____ SOURCE EXCERPT

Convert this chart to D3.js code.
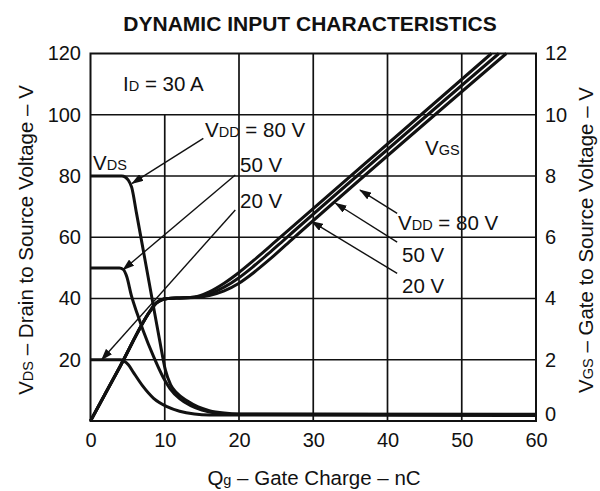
<!DOCTYPE html>
<html>
<head>
<meta charset="utf-8">
<script src="https://d3js.org/d3.v7.min.js"></script>
<style>
  body { margin:0; background:#fff; }
  svg text { font-family: "Liberation Sans", Arial, sans-serif; fill:#111; }
  .axis text { font-size:20px; }
  .axis .domain { display:none; }
  .grid line { stroke:#111; stroke-width:1.7; }
  .curve { fill:none; stroke:#111; stroke-width:3; stroke-linejoin:round; }
  .arrow { stroke:#111; stroke-width:1.4; }
  .lbl { font-size:20.5px; }
</style>
</head>
<body>
<script>
// axis ticks
var qTicks = [0, 10, 20, 30, 40, 50, 60];
var vdsTicks = [20, 40, 60, 80, 100, 120];
var vgsTicks = [0, 2, 4, 6, 8, 10, 12];

// drain-source voltage (V) vs gate charge (nC), left axis
var vds80 = [[0,80],[4.2,80],[4.7,79.6],[5.1,78.6],[5.55,76.3],[6.2,67.8],[7.2,54.5],[8.25,40.5],[9.3,26.5],[10.1,16.5],[10.8,11.8],[11.6,9.2],[13,6.6],[14.5,4.6],[16,3.4],[18,2.6],[20,2.3],[60,2.2]];
var vds50 = [[0,50],[3.9,50],[4.4,49.5],[4.9,47],[5.5,41],[6.3,35],[7.1,29.5],[8.5,21],[9.8,14.2],[10.7,10.6],[12,7.3],[13.5,5],[15,3.6],[17,2.6],[19,2.2],[60,2.0]];
var vds20 = [[0,20],[4,20],[4.5,19.6],[5.1,18.4],[5.8,15.8],[7.1,11.2],[8.5,7.4],[10.3,4.7],[12,3.2],[14,2.3],[16,2.0],[60,1.8]];

// gate-source voltage (V) vs gate charge (nC), right axis
var vgs20 = [[0,0],[4,1.79],[8,3.58],[8.8,3.84],[9.6,3.96],[10.5,4.0],[12,4.02],[14,4.05],[16,4.22],[18,4.5],[20,4.85],[22,5.25],[25,5.88],[54,12]];
var vgs50 = [[0,0],[4,1.79],[8,3.58],[8.8,3.84],[9.6,3.96],[10.5,4.0],[12,4.02],[14,4.04],[16,4.15],[18,4.37],[20,4.68],[22,5.06],[24,5.47],[26,5.9],[55,12]];
var vgs80 = [[0,0],[4,1.79],[8,3.58],[8.8,3.84],[9.6,3.96],[10.5,4.0],[12,4.02],[14,4.03],[16,4.1],[18,4.25],[20,4.5],[22,4.85],[24,5.25],[27,5.9],[56,12]];

// annotation arrows [q1, v1, q2, v2] (tail -> head)
var vdsArrows = [[15.2,92.3,5.6,77.6],[19.5,80.3,4.4,49.4],[19.5,68.9,1.5,20.0]];
var vgsArrows = [[41.3,6.78,36.3,7.54],[41.3,5.84,33.0,7.11],[41.3,4.82,29.8,6.51]];

var margin = {top: 53.5, right: 64, bottom: 70, left: 90.5},
    width = 600 - margin.left - margin.right,
    height = 491 - margin.top - margin.bottom;

var svg = d3.select("body").append("svg")
    .attr("width", 600)
    .attr("height", 491);

var defs = svg.append("defs");
defs.append("marker")
    .attr("id", "head")
    .attr("markerUnits", "userSpaceOnUse")
    .attr("markerWidth", 12).attr("markerHeight", 8)
    .attr("refX", 11).attr("refY", 4)
    .attr("orient", "auto")
  .append("path")
    .attr("d", "M0,0L12,4L0,8z")
    .attr("fill", "#111");

var g = svg.append("g")
    .attr("transform", "translate(" + margin.left + "," + margin.top + ")");

var x = d3.scaleLinear().domain([0, 60]).range([0, width]);
var yL = d3.scaleLinear().domain([0, 120]).range([height, 0]);
var yR = d3.scaleLinear().domain([0, 12]).range([height, 0]);

// title
svg.append("text")
    .attr("x", 310).attr("y", 31)
    .attr("text-anchor", "middle")
    .style("font-size", "21px").style("font-weight", "bold")
    .text("DYNAMIC INPUT CHARACTERISTICS");

// grid
var grid = g.append("g").attr("class", "grid");
grid.selectAll(".vl").data(qTicks.slice(1, -1)).enter().append("line")
    .attr("x1", d => x(d)).attr("x2", d => x(d))
    .attr("y1", d => d === 10 ? yL(100) : 0)
    .attr("y2", height);
grid.selectAll(".hl").data(vdsTicks.slice(0, -1)).enter().append("line")
    .attr("x1", 0).attr("x2", width)
    .attr("y1", d => yL(d)).attr("y2", d => yL(d));
g.append("rect")
    .attr("width", width).attr("height", height)
    .attr("fill", "none").attr("stroke", "#111").attr("stroke-width", 2);

// axes
g.append("g")
    .attr("class", "axis")
    .attr("transform", "translate(0," + height + ")")
    .call(d3.axisBottom(x).tickValues(qTicks).tickSize(0).tickPadding(12));
g.append("g")
    .attr("class", "axis")
    .call(d3.axisLeft(yL).tickValues(vdsTicks).tickSize(0).tickPadding(9.5));
var ra = g.append("g")
    .attr("class", "axis")
    .attr("transform", "translate(" + width + ",0)")
    .call(d3.axisRight(yR).tickValues(vgsTicks).tickSize(0).tickPadding(9));
ra.selectAll(".tick").filter(d => d === 0).select("text").attr("y", -7);

// curves
var lineL = d3.line().x(d => x(d[0])).y(d => yL(d[1])).curve(d3.curveMonotoneX);
var lineR = d3.line().x(d => x(d[0])).y(d => yR(d[1])).curve(d3.curveMonotoneX);
[vds80, vds50, vds20].forEach(s => {
  g.append("path").attr("class", "curve").attr("d", lineL(s));
});
[vgs20, vgs50, vgs80].forEach(s => {
  g.append("path").attr("class", "curve").attr("d", lineR(s));
});

// arrows
g.selectAll(".al").data(vdsArrows).enter().append("line")
    .attr("class", "arrow")
    .attr("x1", d => x(d[0])).attr("y1", d => yL(d[1]))
    .attr("x2", d => x(d[2])).attr("y2", d => yL(d[3]))
    .attr("marker-end", "url(#head)");
g.selectAll(".ar").data(vgsArrows).enter().append("line")
    .attr("class", "arrow")
    .attr("x1", d => x(d[0])).attr("y1", d => yR(d[1]))
    .attr("x2", d => x(d[2])).attr("y2", d => yR(d[3]))
    .attr("marker-end", "url(#head)");

// text labels with small-cap subscripts
function label(px, py, parts, rot) {
  var t = svg.append("text").attr("class", "lbl");
  if (rot) {
    t.attr("transform", "translate(" + px + "," + py + ") rotate(-90)")
     .attr("text-anchor", "middle");
  } else {
    t.attr("x", px).attr("y", py);
  }
  parts.forEach(p => {
    var s = t.append("tspan").text(p[0]);
    if (p[1]) s.style("font-size", "14.5px");
  });
  return t;
}

label(123, 91, [["I"], ["D", 1], [" = 30 A"]]);
label(93, 170, [["V"], ["DS", 1]]);
label(205, 137, [["V"], ["DD", 1], [" = 80 V"]]);
label(240, 172, [["50 V"]]);
label(240, 208, [["20 V"]]);
label(425, 155, [["V"], ["GS", 1]]);
label(398, 230, [["V"], ["DD", 1], [" = 80 V"]]);
label(402, 262, [["50 V"]]);
label(402, 293, [["20 V"]]);

label(314, 485, [["Q"], ["g", 1], [" \u2013 Gate Charge \u2013 nC"]]).attr("text-anchor", "middle");
label(33, 240, [["V"], ["DS", 1], [" \u2013 Drain to Source Voltage \u2013 V"]], true);
label(593, 240, [["V"], ["GS", 1], [" \u2013 Gate to Source Voltage \u2013 V"]], true);
</script>
</body>
</html>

________

Repeat exactly and only the lines from the start of the data above through the line that holds "var vgsTicks = [0, 2, 4, 6, 8, 10, 12];", inclusive. Pictures do not belong in the copy.

→ **FINISHED EXERCISE**:
Convert this chart to D3.js code.
<!DOCTYPE html>
<html>
<head>
<meta charset="utf-8">
<script src="https://d3js.org/d3.v7.min.js"></script>
<style>
  body { margin:0; background:#fff; }
  svg text { font-family: "Liberation Sans", Arial, sans-serif; fill:#111; }
  .axis text { font-size:20px; }
  .axis .domain { display:none; }
  .grid line { stroke:#111; stroke-width:1.7; }
  .curve { fill:none; stroke:#111; stroke-width:3; stroke-linejoin:round; }
  .arrow { stroke:#111; stroke-width:1.4; }
  .lbl { font-size:20.5px; }
</style>
</head>
<body>
<script>
// axis ticks
var qTicks = [0, 10, 20, 30, 40, 50, 60];
var vdsTicks = [20, 40, 60, 80, 100, 120];
var vgsTicks = [0, 2, 4, 6, 8, 10, 12];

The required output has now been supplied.